## [AIM]
Extract all data as written.

## [COLLECTED MATERIAL]
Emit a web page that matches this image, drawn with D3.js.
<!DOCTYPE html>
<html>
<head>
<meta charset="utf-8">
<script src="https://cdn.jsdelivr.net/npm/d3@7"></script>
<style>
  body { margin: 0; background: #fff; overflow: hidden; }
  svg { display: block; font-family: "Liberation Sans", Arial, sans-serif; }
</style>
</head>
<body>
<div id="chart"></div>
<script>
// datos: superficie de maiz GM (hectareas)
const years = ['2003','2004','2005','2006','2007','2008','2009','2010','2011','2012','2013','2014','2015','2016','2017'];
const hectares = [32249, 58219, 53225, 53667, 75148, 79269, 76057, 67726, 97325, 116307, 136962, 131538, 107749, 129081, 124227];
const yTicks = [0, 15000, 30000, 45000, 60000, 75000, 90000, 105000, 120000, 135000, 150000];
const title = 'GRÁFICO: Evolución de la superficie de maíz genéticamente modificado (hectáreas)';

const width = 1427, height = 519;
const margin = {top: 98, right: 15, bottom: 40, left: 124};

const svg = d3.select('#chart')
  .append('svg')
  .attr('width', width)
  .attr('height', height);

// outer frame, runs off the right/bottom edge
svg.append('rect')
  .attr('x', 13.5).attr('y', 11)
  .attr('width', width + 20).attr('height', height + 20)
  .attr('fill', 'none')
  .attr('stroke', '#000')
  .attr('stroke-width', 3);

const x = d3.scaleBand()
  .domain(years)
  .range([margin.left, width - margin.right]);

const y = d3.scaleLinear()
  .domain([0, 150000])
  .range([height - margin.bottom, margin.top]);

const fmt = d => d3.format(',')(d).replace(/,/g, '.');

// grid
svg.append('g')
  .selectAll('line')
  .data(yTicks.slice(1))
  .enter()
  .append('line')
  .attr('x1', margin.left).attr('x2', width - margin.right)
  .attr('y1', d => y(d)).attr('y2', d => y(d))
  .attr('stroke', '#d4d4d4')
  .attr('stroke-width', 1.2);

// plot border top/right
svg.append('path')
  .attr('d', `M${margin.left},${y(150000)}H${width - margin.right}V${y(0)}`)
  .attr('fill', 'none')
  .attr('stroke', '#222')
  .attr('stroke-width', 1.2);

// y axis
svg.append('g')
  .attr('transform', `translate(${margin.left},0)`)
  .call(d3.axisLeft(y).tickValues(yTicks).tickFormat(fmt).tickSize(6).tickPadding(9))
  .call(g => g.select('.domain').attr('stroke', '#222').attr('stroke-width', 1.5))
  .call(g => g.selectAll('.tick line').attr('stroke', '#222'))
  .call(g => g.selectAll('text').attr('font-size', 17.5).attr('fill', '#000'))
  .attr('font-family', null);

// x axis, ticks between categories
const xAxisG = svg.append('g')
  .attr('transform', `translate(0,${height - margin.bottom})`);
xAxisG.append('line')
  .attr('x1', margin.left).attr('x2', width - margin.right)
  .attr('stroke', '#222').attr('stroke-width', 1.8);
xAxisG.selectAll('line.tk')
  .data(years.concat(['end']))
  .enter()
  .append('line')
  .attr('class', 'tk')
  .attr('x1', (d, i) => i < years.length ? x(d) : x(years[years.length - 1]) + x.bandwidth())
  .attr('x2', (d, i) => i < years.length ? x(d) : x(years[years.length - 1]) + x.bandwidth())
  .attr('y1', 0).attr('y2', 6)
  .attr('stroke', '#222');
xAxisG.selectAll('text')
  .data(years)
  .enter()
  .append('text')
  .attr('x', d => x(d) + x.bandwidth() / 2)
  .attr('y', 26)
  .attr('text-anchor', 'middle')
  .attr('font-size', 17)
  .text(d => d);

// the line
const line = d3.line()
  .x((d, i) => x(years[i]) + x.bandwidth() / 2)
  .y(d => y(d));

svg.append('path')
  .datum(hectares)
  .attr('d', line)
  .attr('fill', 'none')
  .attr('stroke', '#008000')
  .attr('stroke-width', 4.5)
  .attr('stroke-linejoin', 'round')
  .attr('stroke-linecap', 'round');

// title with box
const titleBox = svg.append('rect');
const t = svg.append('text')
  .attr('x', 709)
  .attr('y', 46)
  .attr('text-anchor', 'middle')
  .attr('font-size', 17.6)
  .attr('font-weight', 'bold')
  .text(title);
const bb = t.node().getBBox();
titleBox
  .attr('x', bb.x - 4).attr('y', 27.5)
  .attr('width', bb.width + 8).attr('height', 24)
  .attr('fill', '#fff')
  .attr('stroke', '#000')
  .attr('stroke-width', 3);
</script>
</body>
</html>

## [OUTPUT OF THE EXERCISE]
Emit a web page that matches this image, drawn with D3.js.
<!DOCTYPE html>
<html>
<head>
<meta charset="utf-8">
<script src="https://cdn.jsdelivr.net/npm/d3@7"></script>
<style>
  body { margin: 0; background: #fff; overflow: hidden; }
  svg { display: block; font-family: "Liberation Sans", Arial, sans-serif; }
</style>
</head>
<body>
<div id="chart"></div>
<script>
// datos: superficie de maiz GM (hectareas)
const years = ['2003','2004','2005','2006','2007','2008','2009','2010','2011','2012','2013','2014','2015','2016','2017'];
const hectares = [32249, 58219, 53225, 53667, 75148, 79269, 76057, 67726, 97325, 116307, 136962, 131538, 107749, 129081, 124227];
const yTicks = [0, 15000, 30000, 45000, 60000, 75000, 90000, 105000, 120000, 135000, 150000];
const title = 'GRÁFICO: Evolución de la superficie de maíz genéticamente modificado (hectáreas)';

const width = 1427, height = 519;
const margin = {top: 98, right: 15, bottom: 40, left: 124};

const svg = d3.select('#chart')
  .append('svg')
  .attr('width', width)
  .attr('height', height);

// outer frame, runs off the right/bottom edge
svg.append('rect')
  .attr('x', 13.5).attr('y', 11)
  .attr('width', width + 20).attr('height', height + 20)
  .attr('fill', 'none')
  .attr('stroke', '#000')
  .attr('stroke-width', 3);

const x = d3.scaleBand()
  .domain(years)
  .range([margin.left, width - margin.right]);

const y = d3.scaleLinear()
  .domain([0, 150000])
  .range([height - margin.bottom, margin.top]);

const fmt = d => d3.format(',')(d).replace(/,/g, '.');

// grid
svg.append('g')
  .selectAll('line')
  .data(yTicks.slice(1))
  .enter()
  .append('line')
  .attr('x1', margin.left).attr('x2', width - margin.right)
  .attr('y1', d => y(d)).attr('y2', d => y(d))
  .attr('stroke', '#d4d4d4')
  .attr('stroke-width', 1.2);

// plot border top/right
svg.append('path')
  .attr('d', `M${margin.left},${y(150000)}H${width - margin.right}V${y(0)}`)
  .attr('fill', 'none')
  .attr('stroke', '#222')
  .attr('stroke-width', 1.2);

// y axis
svg.append('g')
  .attr('transform', `translate(${margin.left},0)`)
  .call(d3.axisLeft(y).tickValues(yTicks).tickFormat(fmt).tickSize(6).tickPadding(9))
  .call(g => g.select('.domain').attr('stroke', '#222').attr('stroke-width', 1.5))
  .call(g => g.selectAll('.tick line').attr('stroke', '#222'))
  .call(g => g.selectAll('text').attr('font-size', 17.5).attr('fill', '#000'))
  .attr('font-family', null);

// x axis, ticks between categories
const xAxisG = svg.append('g')
  .attr('transform', `translate(0,${height - margin.bottom})`);
xAxisG.append('line')
  .attr('x1', margin.left).attr('x2', width - margin.right)
  .attr('stroke', '#222').attr('stroke-width', 1.8);
xAxisG.selectAll('line.tk')
  .data(years.concat(['end']))
  .enter()
  .append('line')
  .attr('class', 'tk')
  .attr('x1', (d, i) => i < years.length ? x(d) : x(years[years.length - 1]) + x.bandwidth())
  .attr('x2', (d, i) => i < years.length ? x(d) : x(years[years.length - 1]) + x.bandwidth())
  .attr('y1', 0).attr('y2', 6)
  .attr('stroke', '#222');
xAxisG.selectAll('text')
  .data(years)
  .enter()
  .append('text')
  .attr('x', d => x(d) + x.bandwidth() / 2)
  .attr('y', 26)
  .attr('text-anchor', 'middle')
  .attr('font-size', 17)
  .text(d => d);

// the line
const line = d3.line()
  .x((d, i) => x(years[i]) + x.bandwidth() / 2)
  .y(d => y(d));

svg.append('path')
  .datum(hectares)
  .attr('d', line)
  .attr('fill', 'none')
  .attr('stroke', '#008000')
  .attr('stroke-width', 4.5)
  .attr('stroke-linejoin', 'round')
  .attr('stroke-linecap', 'round');

// title with box
const titleBox = svg.append('rect');
const t = svg.append('text')
  .attr('x', 709)
  .attr('y', 46)
  .attr('text-anchor', 'middle')
  .attr('font-size', 17.6)
  .attr('font-weight', 'bold')
  .text(title);
const bb = t.node().getBBox();
titleBox
  .attr('x', bb.x - 4).attr('y', 27.5)
  .attr('width', bb.width + 8).attr('height', 24)
  .attr('fill', '#fff')
  .attr('stroke', '#000')
  .attr('stroke-width', 3);
</script>
</body>
</html>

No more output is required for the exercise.